Another approach was Bench’s visual task builder, where you compose compound sentences from columns of capabilities: “I want to… search… Notion for… a topic… and create a PowerPoint summarizing the findings.” This gives people tremendous visibility into what the system can do while also helping them point it in the right direction.

And then there’s onboarding. Designers are familiar with the empty screen problem, and the usual advice is to throw tooltips or tutorials at it. But it turns out we can have the AI model handle all of this instead. In ChatDB, when you drag a spreadsheet onto the page, the system picks a color, picks an icon, names the dashboard, starts running analysis, and generates charts for you. You learn what it does by watching it do things, rather than trying to figure out what you can tell it to do.

Empty pages vs Coach Marks vs AI Doing the Work

For context awareness, I showed how products like Reve let you spatially tell the model what to pay attention to. You can highlight an object in an image, drag in reference art, move elements around, and then apply all those changes. You’re being very explicit through the interface about what the model should focus on. I also showed context panels where you can attach files, select text, or point the model at specific folders.

The final stage I explored is agents orchestrating other agents. In Intent, there’s an agent orchestration mode where a coordinator agent figures out the plan, shows it to you for review, and then kicks off a bunch of sub-agents to execute different parts of the work in parallel. You can watch each agent working on its piece. I think there’s a big open question here about where the line is.

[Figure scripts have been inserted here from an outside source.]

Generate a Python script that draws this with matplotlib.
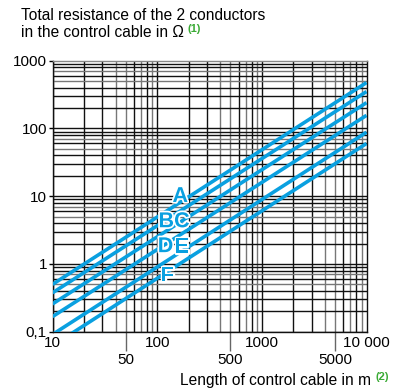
import matplotlib
matplotlib.use("Agg")
import matplotlib.pyplot as plt
import matplotlib.patheffects as pe
from matplotlib.ticker import FixedLocator, NullLocator, FixedFormatter

plt.rcParams['font.family'] = ['Liberation Sans', 'DejaVu Sans']

# cable length (m) at both ends of the chart
lengths = [10, 10000]
# total resistance of the 2 conductors (ohm) at 10 m and 10 000 m
curve_names = ['A', 'B', 'C', 'D', 'E', 'F']
res_A = [0.5, 475]
res_B = [0.375, 350]
res_C = [0.257, 240]
res_D = [0.167, 156]
res_E = [0.091, 88]
res_F = [0.062, 60]
curves = [res_A, res_B, res_C, res_D, res_E, res_F]

y_ticks = [0.1, 1, 10, 100, 1000]
y_labels = ['0,1', '1', '10', '100', '1000']
x_major = [10, 100, 1000, 10000]
x_major_labels = ['10', '100', '1000', '10 000']
x_minor = [50, 500, 5000]
x_minor_labels = ['50', '500', '5000']

blue = '#0aa0e0'
green = '#3aaa35'

fig = plt.figure(figsize=(4.01, 3.89), dpi=100)
ax = fig.add_axes([0.131, 0.1473, 0.783, 0.6967])
ax.set_xscale('log')
ax.set_yscale('log')
ax.set_xlim(10, 10000)
ax.set_ylim(0.1, 1000)

# log paper grid
gray_steps = {4, 5, 7, 9}
for dec in [10, 100, 1000]:
    for k in range(1, 10):
        v = dec * k
        col = '#777777' if k in gray_steps else '#111111'
        ax.axvline(v, color=col, lw=1.0, zorder=1)
for dec in [0.1, 1, 10, 100]:
    for k in range(1, 10):
        v = dec * k
        col = '#777777' if k in (5, 7) else '#111111'
        ax.axhline(v, color=col, lw=1.0, zorder=1)

for r in curves:
    ax.plot(lengths, r, color=blue, lw=2.6, solid_capstyle='butt', zorder=3)

# curve letters
label_pos = {'A': (166, 9.9), 'B': (122, 4.2), 'C': (172, 4.2),
             'D': (120, 1.8), 'E': (172, 1.77), 'F': (124, 0.665)}
for name in curve_names:
    lx, ly = label_pos[name]
    ax.text(lx, ly, name, color=blue, fontsize=15.5, fontweight='bold',
            ha='center', va='center', zorder=4,
            path_effects=[pe.withStroke(linewidth=2.5, foreground='white')])

for s in ax.spines.values():
    s.set_color('#111111')
    s.set_linewidth(1.0)
ax.spines['top'].set_color('#888888')

ax.yaxis.set_major_locator(FixedLocator(y_ticks))
ax.yaxis.set_major_formatter(FixedFormatter(y_labels))
ax.yaxis.set_minor_locator(NullLocator())
ax.tick_params(axis='y', which='major', length=3, width=1, pad=1, labelsize=11)

ax.xaxis.set_major_locator(FixedLocator(x_major))
ax.xaxis.set_major_formatter(FixedFormatter(x_major_labels))
ax.xaxis.set_minor_locator(FixedLocator(x_minor))
ax.xaxis.set_minor_formatter(FixedFormatter(x_minor_labels))
ax.tick_params(axis='x', which='major', length=0, pad=3, labelsize=11)
ax.tick_params(axis='x', which='minor', length=13.5, width=1, color='#666666',
               pad=2, labelsize=11)

# titles (baselines given in pixels from the top)
H = 389
t1 = fig.text(21 / 401, 1 - 20 / H, 'Total resistance of the 2 conductors',
              fontsize=11.2, va='baseline', ha='left')
t2 = fig.text(21 / 401, 1 - 37 / H, 'in the control cable in \u03a9',
              fontsize=11.2, va='baseline', ha='left')
t3 = fig.text(180 / 401, 1 - 385 / H, 'Length of control cable in m',
              fontsize=11.2, va='baseline', ha='left')
fig.canvas.draw()
r = fig.canvas.get_renderer()
for t, base, sup in [(t2, 37, '(1)'), (t3, 385, '(2)')]:
    bb = t.get_window_extent(r)
    fig.text((bb.x1 + 4) / 401, 1 - (base - 5) / H, sup, color=green,
             fontsize=8, fontweight='bold', va='baseline', ha='left')

fig.savefig('out.png', dpi=100)
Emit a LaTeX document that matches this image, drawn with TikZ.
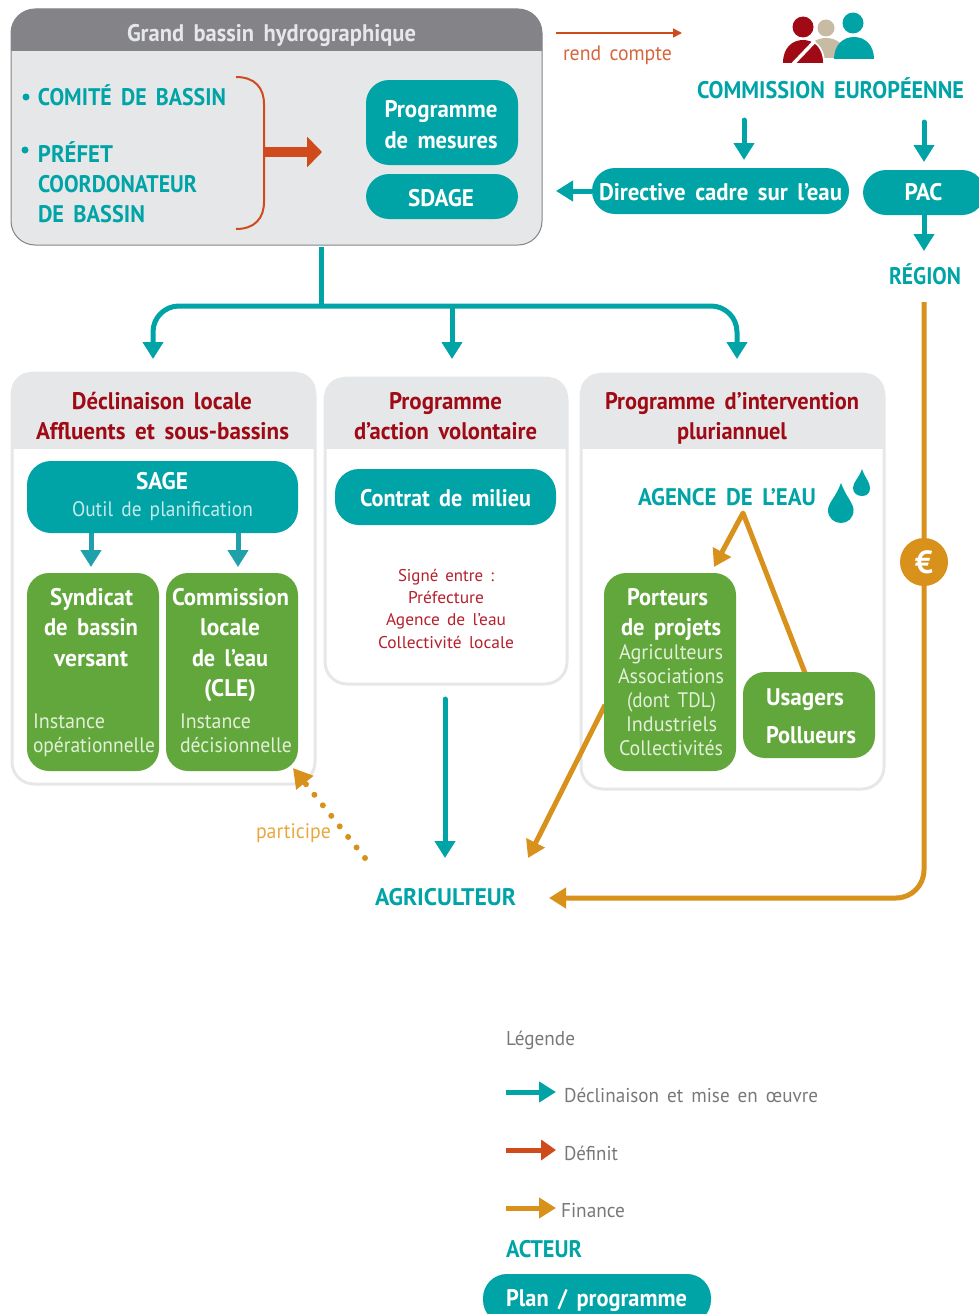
\documentclass[tikz,border=0pt]{standalone}
\usepackage{fontspec}
\usepackage{graphicx}
\setmainfont{PT Sans}
\usetikzlibrary{arrows.meta}
\definecolor{teal1}{HTML}{00A4A7}
\definecolor{teal2}{HTML}{1FA0AB}
\definecolor{redor}{HTML}{CF4B1B}
\definecolor{orange1}{HTML}{D8911B}
\definecolor{orange2}{HTML}{E8A83F}
\definecolor{green1}{HTML}{62A73B}
\definecolor{dred}{HTML}{A00A14}
\definecolor{mred}{HTML}{B5202C}
\definecolor{hgrey}{HTML}{848488}
\definecolor{lgrey}{HTML}{E6E7E9}
\definecolor{tgrey}{HTML}{77787B}
\definecolor{beige}{HTML}{C8BBA3}
\definecolor{lteal}{HTML}{C6EAE9}
\definecolor{lgreen}{HTML}{E2EFD9}
\newsavebox\fitbox
\newcommand\fitw[2]{\sbox\fitbox{\spaceskip=.42em #2}\pgfmathsetmacro\fitr{(#1)/\the\wd\fitbox}\scalebox{\fitr}[1]{\usebox\fitbox}}
% lowers its content by #1 without changing the reported size
\newcommand\lowr[2]{\raisebox{-#1}[\height][\depth]{#2}}
% name, x0, x1, baseline, style, text
\newcommand\tl[6]{\node[#5,anchor=base,inner sep=0pt,outer sep=0pt] (#1) at ({(#2+#3)/2},#4) {\fitw{#3-#2}{#6}};}
% name, x0, y0, x1, y1, style, text
\newcommand\bx[7]{\node[#6,minimum width={#4-#2},minimum height={#5-#3}] (#1) at ({(#2+#4)/2},{(#3+#5)/2}) {#7};}
% name, x0, y0, x1, y1, header bottom, radius, header colour, border colour
\newcommand\panel[9]{%
\node[draw=#9,fill=white,line width=3pt,rounded corners=#7,minimum width={#4-#2},minimum height={#5-#3},inner sep=0pt] (#1) at ({(#2+#4)/2},{(#3+#5)/2}) {};
\begin{scope}\clip (#2,#3) rectangle (#4,#6);
\fill[#8,rounded corners=#7] (#2-1.5,#3-1.5) rectangle (#4+1.5,#5);
\end{scope}}
\tikzset{
 fb/.style={font=\fontsize{24}{30}\selectfont\bfseries},
 fr/.style={font=\fontsize{21}{26}\selectfont},
 fs/.style={font=\fontsize{17}{22}\selectfont},
 fl/.style={font=\fontsize{20}{24}\selectfont},
 tealtxt/.style={fb,text=teal1},
 redtxt/.style={fb,text=dred},
 whitetxt/.style={fb,text=white},
 greytxt/.style={fl,text=tgrey},
 lightg/.style={fr,text=lgreen},
 tbox/.style={fill=teal1,text=white,fb,rounded corners=23pt,inner sep=0pt,align=center},
 gbox/.style={fill=green1,rounded corners=22pt,inner sep=0pt},
 aT/.style={-{Triangle[length=17pt,width=20pt]},line width=5pt,draw=teal1},
 aT2/.style={-{Triangle[length=17pt,width=20pt]},line width=5pt,draw=teal2},
 aR/.style={-{Triangle[length=15pt,width=20pt]},line width=5pt,draw=redor},
 aO/.style={-{Triangle[length=17pt,width=20pt]},line width=5pt,draw=orange1},
}
\begin{document}
\begin{tikzpicture}[x=1pt,y=-1pt]
\useasboundingbox (0,0) rectangle (979,1314);
\clip (0,0) rectangle (979,1314);
% Grand bassin
\node[draw=hgrey,fill=lgrey,line width=1pt,rounded corners=24pt,minimum width=531pt,minimum height=236pt,inner sep=0pt] (gb) at (276.5,127) {};
\begin{scope}\clip (10,8) rectangle (543,51);
\fill[hgrey,rounded corners=24pt] (11,9) rectangle (542,245);
\end{scope}
\tl{gbt}{127}{416}{42}{fb,text=lgrey}{Grand bassin hydrographique}
\fill[teal1] (26,97) circle (3.5);
\fill[teal1] (25,150) circle (3.5);
\tl{cb}{38}{226}{105}{tealtxt}{COMITÉ DE BASSIN}
\tl{pf}{38}{113}{162}{tealtxt}{PRÉFET}
\tl{co}{38}{197}{192}{tealtxt}{COORDONATEUR}
\tl{db}{38}{145}{222}{tealtxt}{DE BASSIN}
\coordinate (brTop) at (236,77);
\coordinate (brBot) at (236,229);
\coordinate (brMid) at (265,152);
\coordinate (brTip) at (322,152);
\draw[redor,line width=2pt] (brTop) .. controls (255,77) and (264,88) .. (264,104) -- (264,202) .. controls (264,218) and (255,229) .. (brBot);
\draw[-{Triangle[length=15pt,width=30pt]},line width=10pt,draw=redor] (brMid) -- (brTip);
\bx{pm}{366}{80}{518}{165}{tbox}{\lowr{2pt}{\fitw{113}{Programme}}\hspace*{2pt}\\[1pt]\lowr{2pt}{\fitw{113}{de mesures}}\hspace*{2pt}}
\bx{sd}{366}{174}{518}{219}{tbox}{\lowr{2pt}{\fitw{66}{SDAGE}}\hspace*{2pt}}
% top right
\coordinate (rc0) at (556,33);
\coordinate (rc1) at (682,33);
\draw[-{Triangle[length=9pt,width=9pt]},line width=1.5pt,draw=redor] (rc0) -- (rc1);
\tl{rc}{563}{672}{60}{fr,text=redor!85!white}{rend compte}
% people
\fill[beige] (826,28) circle (8.5);
\fill[beige] (806,58) .. controls (806,45) and (815,38) .. (826,38) .. controls (837,38) and (846,45) .. (846,58) -- cycle;
\fill[dred] (803,27) circle (10.5);
\fill[white] (781,64) .. controls (781,46) and (792,38) .. (803,38) .. controls (814,38) and (825,46) .. (825,64) -- cycle;
\fill[dred] (783,63) .. controls (783,47) and (793,40) .. (803,40) .. controls (813,40) and (823,47) .. (823,63) -- cycle;
\draw[white,line width=3.5pt] (793,64) -- (815,41);
\fill[teal1] (853,23) circle (10.5);
\fill[teal1] (834,59) .. controls (834,45) and (843,37) .. (854,37) .. controls (865,37) and (874,45) .. (874,59) -- cycle;
\tl{ce}{697}{964}{98}{tealtxt}{COMMISSION EUROPÉENNE}
\bx{dc}{592}{168}{849}{214}{tbox}{\lowr{1pt}{\fitw{243}{Directive cadre sur l’eau}}}
\bx{pac}{863}{170}{985}{215}{tbox}{\hspace*{-1pt}\fitw{38}{PAC}}
\tl{reg}{889}{961}{284}{tealtxt}{RÉGION}
\coordinate (ce1) at (744,120);
\coordinate (ce1b) at (744,160);
\coordinate (ce2) at (924,122);
\coordinate (ce2b) at (924,162);
\coordinate (dcL) at (556,191);
\coordinate (pacB) at (924,251);
\draw[aT,line cap=round] (ce1) -- (ce1b);
\draw[aT,line cap=round] (ce2) -- (ce2b);
\draw[aT] (dc.west) -- (dcL);
\draw[aT] (924,215) -- (pacB);
% tree
\coordinate (t0) at (321,247);
\coordinate (t1) at (321,306);
\coordinate (tL) at (153,359);
\coordinate (tM) at (452,359);
\coordinate (tR) at (737,359);
\draw[teal1,line width=5pt] (t0) -- (t1);
\draw[aT,rounded corners=26pt] (t1) -| (tL);
\draw[aT,rounded corners=26pt] (t1) -| (tR);
\draw[aT] (452,306) -- (tM);
% panels
\panel{p1}{12}{373}{315}{784}{448}{22pt}{lgrey}{lgrey}
\panel{p2}{325}{378}{567}{684}{448}{22pt}{lgrey}{lgrey}
\panel{p3}{581}{374}{884}{789}{448}{22pt}{lgrey}{lgrey}
\tl{dl}{72}{252}{409}{redtxt}{Déclinaison locale}
\tl{af}{36}{289}{439}{redtxt}{Affluents et sous-bassins}
\tl{pa}{389}{502}{409}{redtxt}{Programme}
\tl{av}{354}{537}{439}{redtxt}{d’action volontaire}
\tl{pi}{605}{859}{409}{redtxt}{Programme d’intervention}
\tl{pl}{677}{787}{439}{redtxt}{pluriannuel}
% panel 1
\bx{sage}{27}{461}{298}{533}{fill=teal1,rounded corners=24pt,inner sep=0pt}{}
\tl{sg}{136}{188}{489}{whitetxt}{SAGE}
\tl{op}{72}{253}{516}{fr,text=lteal}{Outil de planification}
\coordinate (s1) at (91,533);
\coordinate (s1b) at (91,567);
\coordinate (s2) at (238,533);
\coordinate (s2b) at (238,567);
\draw[aT2] (s1) -- (s1b);
\draw[aT2] (s2) -- (s2b);
\bx{syn}{27}{573}{159}{771}{gbox}{}
\bx{cle}{166}{573}{298}{771}{gbox}{}
\tl{sy1}{50}{133}{605}{whitetxt}{Syndicat}
\tl{sy2}{44}{138}{635}{whitetxt}{de bassin}
\tl{sy3}{54}{128}{666}{whitetxt}{versant}
\tl{sy4}{33}{105}{728}{lightg}{Instance}
\tl{sy5}{33}{155}{752}{lightg}{opérationnelle}
\tl{cl1}{172}{289}{605}{whitetxt}{Commission}
\tl{cl2}{200}{260}{635}{whitetxt}{locale}
\tl{cl3}{192}{268}{666}{whitetxt}{de l’eau}
\tl{cl4}{204}{256}{696}{whitetxt}{(CLE)}
\tl{cl5}{180}{251}{728}{lightg}{Instance}
\tl{cl6}{180}{292}{752}{lightg}{décisionnelle}
% panel 2
\bx{cm}{335}{469}{556}{525}{tbox,rounded corners=24pt}{\lowr{1pt}{\fitw{171}{Contrat de milieu}}}
\tl{si1}{398}{494}{581}{fs,text=mred}{Signé entre :}
\tl{si2}{408}{484}{603}{fs,text=mred}{Préfecture}
\tl{si3}{386}{506}{625}{fs,text=mred}{Agence de l’eau}
\tl{si4}{378}{514}{648}{fs,text=mred}{Collectivité locale}
% panel 3
\tl{ag}{638}{816}{505}{tealtxt}{AGENCE DE L’EAU}
\fill[teal1] (841,483) .. controls (836,497) and (828,503) .. (828,510) .. controls (828,518) and (834,523) .. (841,523) .. controls (848,523) and (853.5,518) .. (853.5,510) .. controls (853.5,503) and (846,497) .. (841,483) -- cycle;
\fill[teal1] (862,469) .. controls (859,478) and (853,482) .. (853,488) .. controls (853,493) and (857,496) .. (862,496) .. controls (867,496) and (870,493) .. (870,488) .. controls (870,482) and (865,478) .. (862,469) -- cycle;
\coordinate (ap) at (743,513);
\coordinate (apB) at (714,567);
\coordinate (apU) at (805,673);
\coordinate (pA) at (605,705);
\coordinate (pB) at (528,858);
\draw[aO,line join=round] (apU) -- (ap) -- (apB);
\draw[aO] (pA) -- (pB);
\bx{por}{604}{573}{736}{771}{gbox}{}
\bx{usa}{743}{672}{875}{758}{gbox}{}
\tl{po1}{627}{708}{605}{whitetxt}{Porteurs}
\tl{po2}{621}{721}{635}{whitetxt}{de projets}
\tl{po3}{619}{723}{659}{lightg}{Agriculteurs}
\tl{po4}{618}{724}{683}{lightg}{Associations}
\tl{po5}{627}{716}{707}{lightg}{(dont TDL)}
\tl{po6}{626}{717}{731}{lightg}{Industriels}
\tl{po7}{619}{723}{755}{lightg}{Collectivités}
\tl{us1}{766}{844}{705}{whitetxt}{Usagers}
\tl{us2}{766}{856}{743}{whitetxt}{Pollueurs}
% region line
\coordinate (rg0) at (924,302);
\coordinate (rg1) at (549,898);
\draw[aO,rounded corners=28pt] (rg0) |- (rg1);
\node[circle,fill=orange1,text=white,minimum size=48pt,inner sep=0pt,font=\fontsize{32}{32}\selectfont\bfseries] (eur) at (924,562) {€};
% agriculteur
\tl{agr}{375}{516}{905}{tealtxt}{AGRICULTEUR}
\coordinate (m0) at (445,699);
\coordinate (m1) at (445,858);
\draw[aT,line cap=round] (m0) -- (m1);
\coordinate (dA) at (365,858);
\coordinate (dB) at (293,768);
\draw[-{Triangle[length=19pt,width=21pt]},line width=6pt,draw=orange1,line cap=round,dash pattern=on 0pt off 13.5pt] (dA) -- (dB);
\tl{part}{256}{331}{838}{fr,text=orange2}{participe}
% legend
\tl{leg}{506}{575}{1045}{greytxt}{Légende}
\coordinate (l1a) at (506,1092);
\coordinate (l1b) at (556,1092);
\coordinate (l2a) at (506,1150);
\coordinate (l2b) at (556,1150);
\coordinate (l3a) at (506,1208);
\coordinate (l3b) at (556,1208);
\draw[aT] (l1a) -- (l1b);
\draw[aR] (l2a) -- (l2b);
\draw[aO] (l3a) -- (l3b);
\tl{l1}{564}{818}{1102}{greytxt}{Déclinaison et mise en œuvre}
\tl{l2}{564}{618}{1160}{greytxt}{Définit}
\tl{l3}{561}{625}{1217}{greytxt}{Finance}
\tl{act}{506}{582}{1257}{tealtxt}{ACTEUR}
\bx{plan}{483}{1274}{711}{1324}{fill=teal1,rounded corners=24pt,inner sep=0pt}{}
\tl{plt}{506}{687}{1306}{whitetxt}{Plan / programme}
\end{tikzpicture}
\end{document}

How much can people actually process and manage? If you use the metaphor of being a manager or a CEO, can you be a CEO of CEOs? I don’t think we know yet, but this is clearly where the evolution is heading.

The throughline of the whole talk was that while the final form of AI applications hasn’t been figured out, certain patterns keep proving their value at each stage. Those durable patterns, the ones that hang around and sometimes become even more important as things evolve, are the ones worth paying close attention to.